#### [Given exercise]
Omit all pictures, then retype the data exactly as given.

#### [Recorded information]
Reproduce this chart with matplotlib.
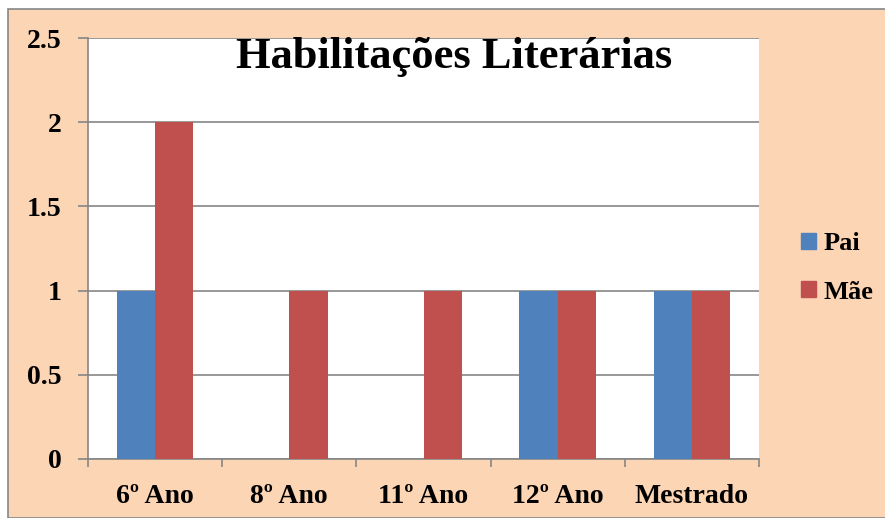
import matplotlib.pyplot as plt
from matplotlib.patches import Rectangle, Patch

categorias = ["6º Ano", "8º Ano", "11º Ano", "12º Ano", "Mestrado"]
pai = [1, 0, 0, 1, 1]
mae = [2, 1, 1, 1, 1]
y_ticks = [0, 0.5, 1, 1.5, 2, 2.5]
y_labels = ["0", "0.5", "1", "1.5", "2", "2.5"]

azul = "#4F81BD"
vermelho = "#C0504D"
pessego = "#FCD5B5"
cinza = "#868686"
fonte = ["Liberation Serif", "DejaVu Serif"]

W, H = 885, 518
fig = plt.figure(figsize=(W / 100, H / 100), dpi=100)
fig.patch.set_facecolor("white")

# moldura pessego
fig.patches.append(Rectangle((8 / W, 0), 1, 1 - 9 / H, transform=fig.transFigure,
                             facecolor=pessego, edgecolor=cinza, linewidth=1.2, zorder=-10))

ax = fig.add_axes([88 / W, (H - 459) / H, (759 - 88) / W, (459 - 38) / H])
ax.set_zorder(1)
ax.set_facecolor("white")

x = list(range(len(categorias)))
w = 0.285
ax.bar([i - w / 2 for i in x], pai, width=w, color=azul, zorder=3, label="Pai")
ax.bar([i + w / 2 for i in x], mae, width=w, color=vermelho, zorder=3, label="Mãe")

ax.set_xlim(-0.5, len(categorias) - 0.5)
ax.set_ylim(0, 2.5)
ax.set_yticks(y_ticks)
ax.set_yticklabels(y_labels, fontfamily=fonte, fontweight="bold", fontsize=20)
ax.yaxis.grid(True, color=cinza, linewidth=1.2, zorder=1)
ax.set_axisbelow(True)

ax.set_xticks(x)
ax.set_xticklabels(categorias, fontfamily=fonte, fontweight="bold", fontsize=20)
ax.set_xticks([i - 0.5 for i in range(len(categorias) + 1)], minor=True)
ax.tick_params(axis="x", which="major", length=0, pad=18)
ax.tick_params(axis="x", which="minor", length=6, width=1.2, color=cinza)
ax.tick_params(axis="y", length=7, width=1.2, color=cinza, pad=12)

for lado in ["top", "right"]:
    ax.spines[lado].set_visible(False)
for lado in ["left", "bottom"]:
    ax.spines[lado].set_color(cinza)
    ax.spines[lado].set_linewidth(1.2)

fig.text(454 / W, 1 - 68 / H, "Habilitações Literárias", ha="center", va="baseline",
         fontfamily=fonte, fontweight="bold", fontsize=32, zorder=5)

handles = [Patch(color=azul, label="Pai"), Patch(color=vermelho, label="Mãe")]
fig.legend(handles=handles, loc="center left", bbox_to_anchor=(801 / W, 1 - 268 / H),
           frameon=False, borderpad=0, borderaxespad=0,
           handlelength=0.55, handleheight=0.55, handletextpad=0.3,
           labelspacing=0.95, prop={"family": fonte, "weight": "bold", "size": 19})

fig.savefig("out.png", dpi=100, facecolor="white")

#### [Written reply]
Reproduce this chart with matplotlib.
import matplotlib.pyplot as plt
from matplotlib.patches import Rectangle, Patch

categorias = ["6º Ano", "8º Ano", "11º Ano", "12º Ano", "Mestrado"]
pai = [1, 0, 0, 1, 1]
mae = [2, 1, 1, 1, 1]
y_ticks = [0, 0.5, 1, 1.5, 2, 2.5]
y_labels = ["0", "0.5", "1", "1.5", "2", "2.5"]

azul = "#4F81BD"
vermelho = "#C0504D"
pessego = "#FCD5B5"
cinza = "#868686"
fonte = ["Liberation Serif", "DejaVu Serif"]

W, H = 885, 518
fig = plt.figure(figsize=(W / 100, H / 100), dpi=100)
fig.patch.set_facecolor("white")

# moldura pessego
fig.patches.append(Rectangle((8 / W, 0), 1, 1 - 9 / H, transform=fig.transFigure,
                             facecolor=pessego, edgecolor=cinza, linewidth=1.2, zorder=-10))

ax = fig.add_axes([88 / W, (H - 459) / H, (759 - 88) / W, (459 - 38) / H])
ax.set_zorder(1)
ax.set_facecolor("white")

x = list(range(len(categorias)))
w = 0.285
ax.bar([i - w / 2 for i in x], pai, width=w, color=azul, zorder=3, label="Pai")
ax.bar([i + w / 2 for i in x], mae, width=w, color=vermelho, zorder=3, label="Mãe")

ax.set_xlim(-0.5, len(categorias) - 0.5)
ax.set_ylim(0, 2.5)
ax.set_yticks(y_ticks)
ax.set_yticklabels(y_labels, fontfamily=fonte, fontweight="bold", fontsize=20)
ax.yaxis.grid(True, color=cinza, linewidth=1.2, zorder=1)
ax.set_axisbelow(True)

ax.set_xticks(x)
ax.set_xticklabels(categorias, fontfamily=fonte, fontweight="bold", fontsize=20)
ax.set_xticks([i - 0.5 for i in range(len(categorias) + 1)], minor=True)
ax.tick_params(axis="x", which="major", length=0, pad=18)
ax.tick_params(axis="x", which="minor", length=6, width=1.2, color=cinza)
ax.tick_params(axis="y", length=7, width=1.2, color=cinza, pad=12)

for lado in ["top", "right"]:
    ax.spines[lado].set_visible(False)
for lado in ["left", "bottom"]:
    ax.spines[lado].set_color(cinza)
    ax.spines[lado].set_linewidth(1.2)

fig.text(454 / W, 1 - 68 / H, "Habilitações Literárias", ha="center", va="baseline",
         fontfamily=fonte, fontweight="bold", fontsize=32, zorder=5)

handles = [Patch(color=azul, label="Pai"), Patch(color=vermelho, label="Mãe")]
fig.legend(handles=handles, loc="center left", bbox_to_anchor=(801 / W, 1 - 268 / H),
           frameon=False, borderpad=0, borderaxespad=0,
           handlelength=0.55, handleheight=0.55, handletextpad=0.3,
           labelspacing=0.95, prop={"family": fonte, "weight": "bold", "size": 19})

fig.savefig("out.png", dpi=100, facecolor="white")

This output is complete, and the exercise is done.